Isn’t it always surprising when one hears about a friend, acquaintance, neighbor, who one day, all-of-a-sudden, unravels? The comments that often ensue are along the lines of, “I never would have expected … She seemed to have everything together … He was so helpful at the last fundraiser … They didn’t air their dirty laundry”. (OK, that last one might not apply in our society as much anymore, but you get the point)

The point is: how much do we really know about anyone else’s experience? We make all sorts of assumptions and come to build expectations on future behavior based on past interactions, but we tend to forget about this thing called a public persona. Almost never are we correct when we apply our own theories to what’s going on in someone else’s life or home based only on what they show us in public. Even close friends who think they have been trusted into the inner circle often don’t have a clear picture.

Every day I see individuals, couples or families who tell one story “in public” yet an entirely different one is playing behind the scenes. There are secrets almost everywhere. The amount of disordered behavior going on behind closed doors is staggering. But what people choose to show the public, well that looks pretty good most of the time.

I worry that our society’s hyper focus on how things look on the outside is having serious  negative rebound on our inner lives. Daily, I hear lovely people talk about amazing amounts of fear, shame, guilt, struggling every day under the pressure to keep up the appearance that everything is OK when in reality they are in such pain, it’s heartbreaking. Just because your child’s clothes are new and matching and the latest style, it doesn’t mean that they have a happy home life. Just because your house has 5 bedrooms and a BMW in the driveway it doesn’t mean that you have financial stability. Just because you can fit into a size 0 designer dress it doesn’t mean that you have healthy eating or exercise habits.

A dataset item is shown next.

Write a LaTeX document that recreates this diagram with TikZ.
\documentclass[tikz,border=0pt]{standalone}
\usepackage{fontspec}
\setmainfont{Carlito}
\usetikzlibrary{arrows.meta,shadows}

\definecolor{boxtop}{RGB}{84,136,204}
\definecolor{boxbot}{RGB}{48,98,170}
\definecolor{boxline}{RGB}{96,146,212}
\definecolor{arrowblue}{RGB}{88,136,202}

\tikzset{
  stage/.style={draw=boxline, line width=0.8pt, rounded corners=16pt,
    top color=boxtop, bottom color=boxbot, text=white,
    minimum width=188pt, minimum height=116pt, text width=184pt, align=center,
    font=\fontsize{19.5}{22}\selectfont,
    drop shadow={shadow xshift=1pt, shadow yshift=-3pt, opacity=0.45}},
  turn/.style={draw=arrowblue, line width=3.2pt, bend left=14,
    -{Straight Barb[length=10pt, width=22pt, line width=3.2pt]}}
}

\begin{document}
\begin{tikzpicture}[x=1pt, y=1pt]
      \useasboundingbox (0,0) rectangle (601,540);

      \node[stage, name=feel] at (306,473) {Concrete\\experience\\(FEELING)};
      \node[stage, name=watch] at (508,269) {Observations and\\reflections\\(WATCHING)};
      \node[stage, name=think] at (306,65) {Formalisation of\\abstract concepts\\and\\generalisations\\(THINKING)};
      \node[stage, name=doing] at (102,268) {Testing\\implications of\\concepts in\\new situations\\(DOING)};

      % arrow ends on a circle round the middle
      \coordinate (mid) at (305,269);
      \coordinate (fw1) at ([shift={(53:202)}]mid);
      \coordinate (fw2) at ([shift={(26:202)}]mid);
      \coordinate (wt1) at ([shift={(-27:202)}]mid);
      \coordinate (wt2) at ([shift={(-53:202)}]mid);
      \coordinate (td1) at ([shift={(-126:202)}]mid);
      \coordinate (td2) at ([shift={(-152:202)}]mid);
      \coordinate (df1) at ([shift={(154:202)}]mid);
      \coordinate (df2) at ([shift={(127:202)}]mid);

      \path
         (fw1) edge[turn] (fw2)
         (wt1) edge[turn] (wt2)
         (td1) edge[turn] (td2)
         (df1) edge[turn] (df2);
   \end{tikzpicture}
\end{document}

I hear both sides pour out their fears and pain every day. The size 0 is really bulimic because their grandfather molested them, the big house is mortgaged 3x and the savings account has $32.00 in it and the financial shell game is killing them so they hide behind half-gallons of vodka in the trunk of the car. The perfectly dressed children go home to fighting and screaming and dinner thrown against the wall. And the neighbors beat themselves up because their house needs painting and they drive an older car, but maybe their inner world is more balanced and peaceful, no dinners being thrown, a healthy savings account, and they’re down 5 pounds with help from Weight Watchers.

Appearances are deceiving. Since when did accountability become a bad word? Being humble and decent and flawed seems intolerable to so many these days. But the inner pressure to keep up might be doing far more harm than we can even begin to know.

So the next time your inner voice starts beating yourself up when you compare your style, house, car, fashion to someone else’s, pause a moment and wonder just how much you don’t really know. Let’s all be a bit more gentle on ourselves and on each other and maybe we’ll see less unraveling.